According to the Commission Recommendation, the DPIA Template should describe the envisaged processing operations, an assessment of the risks to the rights and freedoms of the data subjects, and the measures envisaged to address those risks.
- WP29 analysis of the Proposed DPIA Template
The Proposed DPIA Template first explains the objective, scope, benefits, and stakeholders of the process. Then it develops an 8-step approach to conduct a DPIA, and finally it gives step-by-step guidance to the data controller on how to carry out the DPIA by itself.
The WP29 also identifies several critical concerns about the methodology and the content of the Proposed DPIA Template.
3.1 Lack of clarity on the nature and objectives of the DPIA
The WP29 is disappointed with the proposed DPIA Template’s failure to address directly the actual impacts of the risks on the data subjects. These risks are, for example, financial loss resulting from inaccurate billing, price discrimination, or criminal acts facilitated by unauthorised profiling.
3.2 Methodological flaws in the Proposed DPIA Template
The WP29 criticises that the DPIA Template confuses risks with threats, and that it fails to match the risks to be mitigated with the examples of possible controls. The WP29 also points out that the Template does not contain sufficient detail and guidance on the concept of vulnerability, on how to calculate and prioritise risks, and on choosing the appropriate controls.
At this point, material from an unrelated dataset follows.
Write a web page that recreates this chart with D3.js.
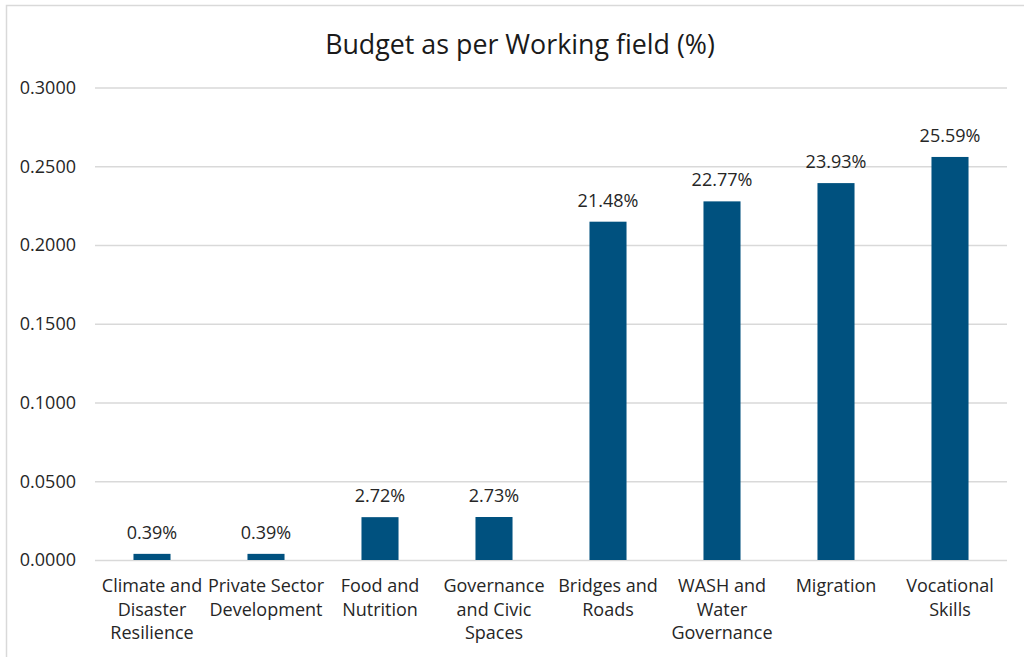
<!DOCTYPE html>
<html>
<head>
<meta charset="utf-8">
<script src="https://cdn.jsdelivr.net/npm/d3@7"></script>
<style>
  html, body { margin: 0; padding: 0; background: #fff; }
  #chart { width: 1024px; height: 657px; overflow: hidden; }
  text { font-family: "Open Sans", sans-serif; }
</style>
</head>
<body>
<div id="chart"></div>
<script>
const categories = [
  "Climate and Disaster Resilience",
  "Private Sector Development",
  "Food and Nutrition",
  "Governance and Civic Spaces",
  "Bridges and Roads",
  "WASH and Water Governance",
  "Migration",
  "Vocational Skills",
];
const budgetShare = [0.0039, 0.0039, 0.0272, 0.0273, 0.2148, 0.2277, 0.2393, 0.2559];
const yTicks = [0, 0.05, 0.1, 0.15, 0.2, 0.25, 0.3];
const title = "Budget as per Working field (%)";

const data = categories.map((c, i) => ({ category: c, value: budgetShare[i] }));

const width = 1024;
const height = 657;
const margin = { top: 87.5, right: 17, bottom: 97, left: 95 };
const innerW = width - margin.left - margin.right;
const innerH = height - margin.top - margin.bottom;
const textColor = "#262626";

const svg = d3
  .select("#chart")
  .append("svg")
  .attr("width", width)
  .attr("height", height)
  .attr("viewBox", [0, 0, width, height]);

// chart frame (runs off the right and bottom edges)
svg
  .append("rect")
  .attr("x", 6.5)
  .attr("y", 5.5)
  .attr("width", 1030)
  .attr("height", 670)
  .attr("fill", "none")
  .attr("stroke", "#d9d9d9")
  .attr("stroke-width", 1.5);

svg
  .append("text")
  .attr("x", 520)
  .attr("y", 54)
  .attr("text-anchor", "middle")
  .attr("fill", "#1a1a1a")
  .style("font-size", "26.8px")
  .text(title);

const g = svg
  .append("g")
  .attr("transform", `translate(${margin.left},${margin.top})`);

const pad = 0.675;
const x = d3
  .scaleBand()
  .domain(categories)
  .range([0, innerW])
  .paddingInner(pad)
  .paddingOuter(pad / 2);

const y = d3.scaleLinear().domain([0, 0.3]).range([innerH, 0]);

// Y axis with gridlines
g.append("g")
  .call(
    d3.axisLeft(y).tickValues(yTicks).tickFormat(d3.format(".4f")).tickSize(-innerW).tickPadding(19)
  )
  .call((g) => g.select(".domain").remove())
  .call((g) => g.selectAll(".tick line").attr("stroke", "#d9d9d9").attr("stroke-width", 1.3))
  .selectAll("text")
  .attr("fill", textColor)
  .style("font-size", "18px")
  .style("font-family", "'Open Sans', sans-serif");

// Bars
g.selectAll(".bar")
  .data(data)
  .join("rect")
  .attr("class", "bar")
  .attr("x", (d) => x(d.category))
  .attr("y", (d) => y(d.value))
  .attr("width", x.bandwidth())
  .attr("height", (d) => innerH - y(d.value))
  .attr("fill", "#00517f");

// Data labels
g.selectAll(".label")
  .data(data)
  .join("text")
  .attr("class", "label")
  .attr("x", (d) => x(d.category) + x.bandwidth() / 2)
  .attr("y", (d) => y(d.value) - 15)
  .attr("text-anchor", "middle")
  .attr("fill", textColor)
  .style("font-size", "18px")
  .text((d) => d3.format(".2%")(d.value));

// X axis labels
const xAxis = g
  .append("g")
  .attr("transform", `translate(0,${innerH})`)
  .call(d3.axisBottom(x).tickSize(0).tickPadding(0))
  .call((g) => g.select(".domain").remove());

xAxis
  .selectAll(".tick text")
  .attr("dy", null)
  .attr("fill", textColor)
  .style("font-size", "18px")
  .style("font-family", "'Open Sans', sans-serif")
  .call(wrap, x.step() + 8);

function wrap(texts, maxWidth) {
  texts.each(function () {
    const text = d3.select(this);
    const words = text.text().split(/\s+/);
    text.text(null);
    let line = [];
    let lineNo = 0;
    let tspan = text.append("tspan").attr("x", 0).attr("y", 32);
    for (const word of words) {
      line.push(word);
      tspan.text(line.join(" "));
      if (tspan.node().getComputedTextLength() > maxWidth && line.length > 1) {
        line.pop();
        tspan.text(line.join(" "));
        line = [word];
        lineNo += 1;
        tspan = text
          .append("tspan")
          .attr("x", 0)
          .attr("y", 32 + lineNo * 23.5)
          .text(word);
      }
    }
  });
}
</script>
</body>
</html>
In addition, it finds that the DPIA Template does not provide sufficient advice on how to determine data protection roles and responsibilities of the different stakeholders.
3.3 Lack of sector-specific content
Finally, the WP29 recommends that the Template should include an analysis of industry-specific risks and relevant controls in addressing those risks.
Given the identified shortcomings of the DPIA Template, the WP29 concludes that the Template in its current form is not sufficiently mature and well-developed and does not provide sufficiently specific, useful, and clear, practical guidance to data controllers.
Therefore, the WP29 recommends that work on the DPIA Template be continued and that the final deliverable be submitted to the WP29 once again afterwards for its opinion.